Which is why Fred Wilpon and Jeff Wilpon had to go to their offices Monday and tell two men they hired and they liked that they would be relieved of their roles. It’s also why the Wilpons will have to figuratively leave the organization themselves to find a new general manager who, in turn, will have to find a new manager. That’s the way it has to be: new blood, fresh perspective, whatever you want to call it.
The Mets haven’t reached outside their own frame of reference for a head baseball man since Fred Wilpon and Nelson Doubleday reached out to Frank Cashen on February 21, 1980. Before that, the Mets, in the days of Payson and Grant, hadn’t picked an outsider to lead them since November 14, 1966, when they lured Bing Devine from St. Louis to succeed George Weiss. Weiss, hired as Mets president on March 14, 1961, also came from outside the organization, but he had to, as there was no Mets organization to that moment.
You might say there isn’t one now, at least not in the sense that the Mets are organized for what lies ahead in 2011. No general manager, no manager…I wouldn’t say “no problem,” but this is the necessary next step.
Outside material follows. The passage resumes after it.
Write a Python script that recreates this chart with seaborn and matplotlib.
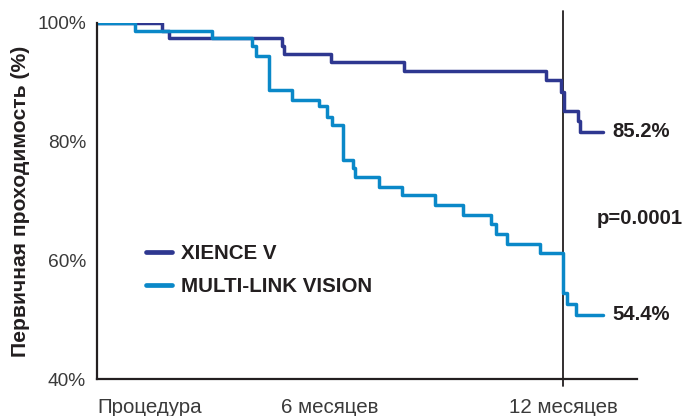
import numpy as np
import pandas as pd
import seaborn as sns
import matplotlib.pyplot as plt

# Kaplan-Meier style steps (months, % patency)
xience_t = [0, 1.67, 1.85, 4.76, 4.82, 6.03, 7.91, 11.56, 11.95, 12.01, 12.38, 12.44, 13.02]
xience_v = [100, 98.7, 97.4, 96.2, 94.8, 93.4, 91.9, 90.4, 88.4, 85.2, 83.5, 81.7, 81.7]

mlv_t = [0, 0.98, 2.95, 3.99, 4.09, 4.43, 5.01, 5.72, 5.93, 6.04, 6.34, 6.59, 6.64,
         7.26, 7.85, 8.69, 9.41, 10.15, 10.28, 10.55, 11.41, 11.99, 12.11, 12.33, 13.02]
mlv_v = [100, 98.7, 97.4, 96.1, 94.5, 88.7, 87.0, 86.0, 84.2, 82.8, 76.9, 75.6, 74.1,
         72.4, 71.0, 69.3, 67.6, 66.2, 64.4, 62.7, 61.3, 54.5, 52.6, 50.8, 50.8]

series_names = ["XIENCE V", "MULTI-LINK VISION"]
colors = ["#2E3790", "#0A88C8"]
x_ticks = [0, 6, 12]
x_labels = ["Процедура", "6 месяцев", "12 месяцев"]
y_ticks = [40, 60, 80, 100]
end_labels = ["85.2%", "54.4%"]
p_text = "p=0.0001"

df = pd.concat([
    pd.DataFrame({"month": xience_t, "pct": xience_v, "group": series_names[0]}),
    pd.DataFrame({"month": mlv_t, "pct": mlv_v, "group": series_names[1]}),
])

sns.set_style("white")
plt.rcParams["font.family"] = ["Liberation Sans", "DejaVu Sans"]

fig = plt.figure(figsize=(6.84, 4.16), dpi=100)
ax = fig.add_axes([97 / 684, 1 - 379 / 416, 540 / 684, 356 / 416])

sns.lineplot(data=df, x="month", y="pct", hue="group", hue_order=series_names,
             palette=colors, drawstyle="steps-post", linewidth=2.5, ax=ax,
             estimator=None, sort=False)

ax.set_xlim(0, 13.9)
ax.set_ylim(40, 100)

# 12-month reference line
ax.axvline(12, ymin=-0.02, ymax=1.035, color="#231F20", linewidth=1.3, clip_on=False, zorder=1)

sns.despine(ax=ax)
for side in ["left", "bottom"]:
    ax.spines[side].set_linewidth(1.6)
    ax.spines[side].set_color("#231F20")

ax.set_yticks(y_ticks)
ax.set_yticklabels([f"{v}%" for v in y_ticks], fontsize=13.8, color="#3a3a3a")
ax.set_xticks(x_ticks)
ax.set_xticklabels(x_labels, fontsize=14.8, color="#3a3a3a")
ax.get_xticklabels()[0].set_horizontalalignment("left")
ax.tick_params(axis="both", direction="out", length=5, width=1.6, color="#231F20")
ax.tick_params(axis="x", pad=9)
ax.tick_params(axis="y", pad=3)

ax.set_xlabel("")
ax.set_ylabel("Первичная проходимость (%)", fontsize=15.2, fontweight="bold",
              color="#231F20", labelpad=5)

handles, labels = ax.get_legend_handles_labels()
leg = ax.legend(handles, labels, loc="upper left", bbox_to_anchor=(0.057, 0.43),
                frameon=False, handlelength=1.25, handletextpad=0.45, labelspacing=0.68,
                prop={"weight": "bold", "size": 14.8})
for line in leg.get_lines():
    line.set_linewidth(3.4)
    line.set_solid_capstyle("round")
for txt in leg.get_texts():
    txt.set_color("#231F20")

# End-of-curve values and p-value
ax.annotate(end_labels[0], xy=(xience_t[-1], xience_v[-1]), xytext=(7, 0),
            textcoords="offset points", va="center", ha="left",
            fontsize=14.6, fontweight="bold", color="#231F20", annotation_clip=False)
ax.annotate(end_labels[1], xy=(mlv_t[-1], mlv_v[-1]), xytext=(7, 0),
            textcoords="offset points", va="center", ha="left",
            fontsize=14.6, fontweight="bold", color="#231F20", annotation_clip=False)
ax.text(12.85, 67.0, p_text, va="center", ha="left",
        fontsize=14.6, fontweight="bold", color="#231F20")

fig.savefig("out.png", dpi=100)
This is the starting-over point. The Mets need to start over and they are, as Weiss’s most famous hire liked to say, commencing to do just that.
Even if the search for new leadership in the autumn of 2010 is not as invigorating as it might have felt on September 29, 1961 — the day Casey Stengel came on board; or makes being a Mets fan as thrilling as it was on this very date in 2006 — the evening Willie Randolph managed the team Omar Minaya constructed to a 2-0 NLDS lead over the Dodgers, it’s still pretty exciting. I don’t know who the GM will be and I don’t know who the manager will be, nor do I have a favorite for either spot beyond a fervent hope that the right people will be selected. I’m just gratified there will be a selection process. I’m relieved that the owners of the New York Mets recognized this had to be done.
Now, of course, I hope they don’t screw it up. Today, with nobody yet having made any obvious mistakes we know of in the selection process, I will cling to that hope. The Wilpons spoke their version of truth to pain, truth to failure yesterday. In an October when the Mets again have no games remaining, after a fourth consecutive season that guaranteed that paucity of meaningful baseball, it’s all we’ve got.